Especially heart, which now is set on him making an impact in a new domain. Saturday’s fight will be Edgar’s second at 135 pounds, following a victory over top-10 bantamweight Pedro Munhoz last August — another instance of Edgar stepping into a moment designed for the ascension of his opponent, and making it his.
“Maybe my body would have appreciated a move to this weight class sooner,” Edgar said, “but I like the fact that I have spanned three weight classes and I’ve had success everywhere I’ve been.”
While 125-pound champ Deiveson Figueiredo need not be looking over his shoulder for an oncoming challenge — “No, no,” Edgar said with a laugh, “the buck stops here at ’35” — the ride doesn’t seem like it’s ready to stop quite yet.
“Father Time is undefeated, I’m not naive to that,” said Edgar, who turns 40 in October. “But I’m enjoying what I’m doing, my body feels good and I’m still seeing success. As long as I check off those three boxes, I’ll do this for as long as I can.”

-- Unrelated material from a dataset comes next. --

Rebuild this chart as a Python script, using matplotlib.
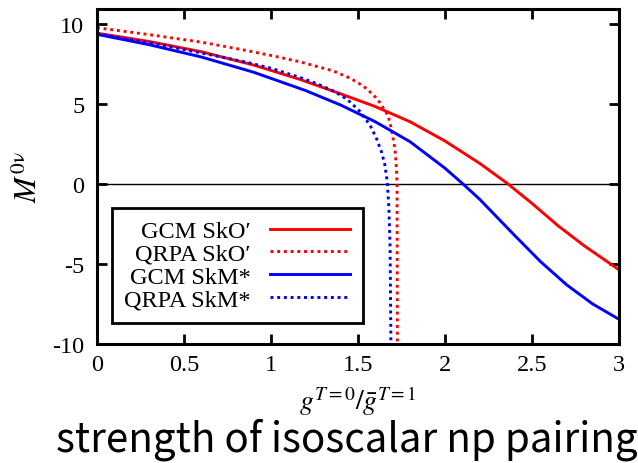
import matplotlib
matplotlib.use("Agg")
import matplotlib.pyplot as plt

plt.rcParams['font.family'] = ['Liberation Serif', 'DejaVu Serif']
plt.rcParams['mathtext.fontset'] = 'stix'
plt.rcParams['axes.unicode_minus'] = False

# GCM SkO' (red solid)
x_gcm_sko = [0, 0.3, 0.6, 0.9, 1.167, 1.4, 1.6, 1.8, 2.0, 2.2, 2.364, 2.5, 2.65,
             2.8, 3.0]
gcm_sko = [9.44, 8.92, 8.28, 7.45, 6.55, 5.65, 4.85, 3.9, 2.7, 1.3, 0.0, -1.2, -2.6,
           -3.85, -5.35]

# GCM SkM* (blue solid)
x_gcm_skm = [0, 0.3, 0.6, 0.9, 1.2, 1.4, 1.6, 1.8, 2.0, 2.105, 2.2, 2.4, 2.55, 2.7,
             2.85, 3.0]
gcm_skm = [9.37, 8.72, 7.95, 7.0, 5.85, 4.95, 3.9, 2.65, 1.0, 0.0, -0.95, -3.2, -4.85,
           -6.3, -7.5, -8.45]

# QRPA SkO' (red dotted), collapses near 1.73
x_qrpa_sko = [0, 0.3, 0.6, 0.82, 1.0, 1.167, 1.358, 1.45, 1.5, 1.55, 1.6, 1.626, 1.674,
              1.693, 1.713, 1.722, 1.725, 1.726, 1.727]
qrpa_sko = [9.78, 9.35, 8.88, 8.44, 8.05, 7.65, 7.08, 6.65, 6.35, 5.97, 5.45, 5.1, 4.27,
            3.44, 2.19, 0.94, 0.0, -5.0, -10.5]

# QRPA SkM* (blue dotted), collapses near 1.69
x_qrpa_skm = [0, 0.3, 0.6, 0.85, 1.0, 1.167, 1.26, 1.358, 1.41, 1.454, 1.511, 1.569,
              1.607, 1.636, 1.655, 1.669, 1.678, 1.685, 1.69]
qrpa_skm = [9.4, 8.85, 8.2, 7.65, 7.25, 6.67, 6.3, 5.83, 5.5, 5.15, 4.55, 3.7,
            2.85, 2.0, 1.2, 0.1, -1.5, -4.0, -10.5]

xticks = [0, 0.5, 1, 1.5, 2, 2.5, 3]
xticklabels = ['0', '0.5', '1', '1.5', '2', '2.5', '3']
yticks = [-10, -5, 0, 5, 10]

fig = plt.figure(figsize=(6.38, 4.64), dpi=100)
ax = fig.add_axes([0.152, 0.2565, 0.818, 0.7215])

dots = (0, (1, 1.3))
ax.axhline(0, color='black', linewidth=1.0)
ax.plot(x_gcm_sko, gcm_sko, color='#ff0000', lw=2.1, label="GCM SkO\u2032")
ax.plot(x_qrpa_sko, qrpa_sko, color='#ff0000', lw=2.1, ls=dots, label="QRPA SkO\u2032")
ax.plot(x_gcm_skm, gcm_skm, color='#0000ff', lw=2.1, label="GCM SkM*")
ax.plot(x_qrpa_skm, qrpa_skm, color='#0000ff', lw=2.1, ls=dots, label="QRPA SkM*")

ax.set_xlim(0, 3)
ax.set_ylim(-10, 10.94)
ax.set_xticks(xticks)
ax.set_xticklabels(xticklabels)
ax.set_yticks(yticks)
ax.tick_params(direction='in', length=7, width=2, top=True, right=True, labelsize=17.5)
ax.tick_params(axis='x', pad=7)
ax.tick_params(axis='y', pad=9)
for s in ax.spines.values():
    s.set_linewidth(2.2)

ax.set_ylabel(r'$M^{0\mathrm{\nu}}$', fontsize=22, labelpad=6)
ax.set_xlabel(r'$g^{T=0}/\bar{g}^{T=1}$', fontsize=20, labelpad=6)

leg = ax.legend(loc='upper left', bbox_to_anchor=(0.029, 0.406), borderaxespad=0,
                markerfirst=False, fontsize=17.5, handlelength=3.3, handletextpad=0.8,
                labelspacing=0.03, borderpad=0.5, fancybox=False, framealpha=1)
leg.get_frame().set_edgecolor('black')
leg.get_frame().set_linewidth(2.0)

fig.text(0.543, 0.026, 'strength of isoscalar np pairing', fontsize=29,
         family=['Noto Sans CJK JP', 'DejaVu Sans'], ha='center', va='baseline')

fig.savefig('out.png', dpi=100)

Of course, this could change at a moment’s notice — that’s the way things go in the fight game. And while it’s a sacrilege down the Jersey Shore to compare anyone to Bruce Springsteen, the two New Jersey natives share a common essence — regular guys who’ve made it, while not losing touch with the inner “regular” guy. They are iconic representations of what the underdog can accomplish by persistently channeling the hunger they’ve had from the start.
“You have to love what you do, and Frankie loves all of it — the fights, the training, everything,” Mark Henry said. “Success has not changed that in him. I think it was Marvin Hagler who said, ‘It’s tough to get out of bed and do roadwork when you’ve been sleeping in silk pajamas.’ Well, Frankie could live in a palace and still get up every day and run 20 miles. That has not changed in the 16½ years I’ve known him. He’s the same guy.”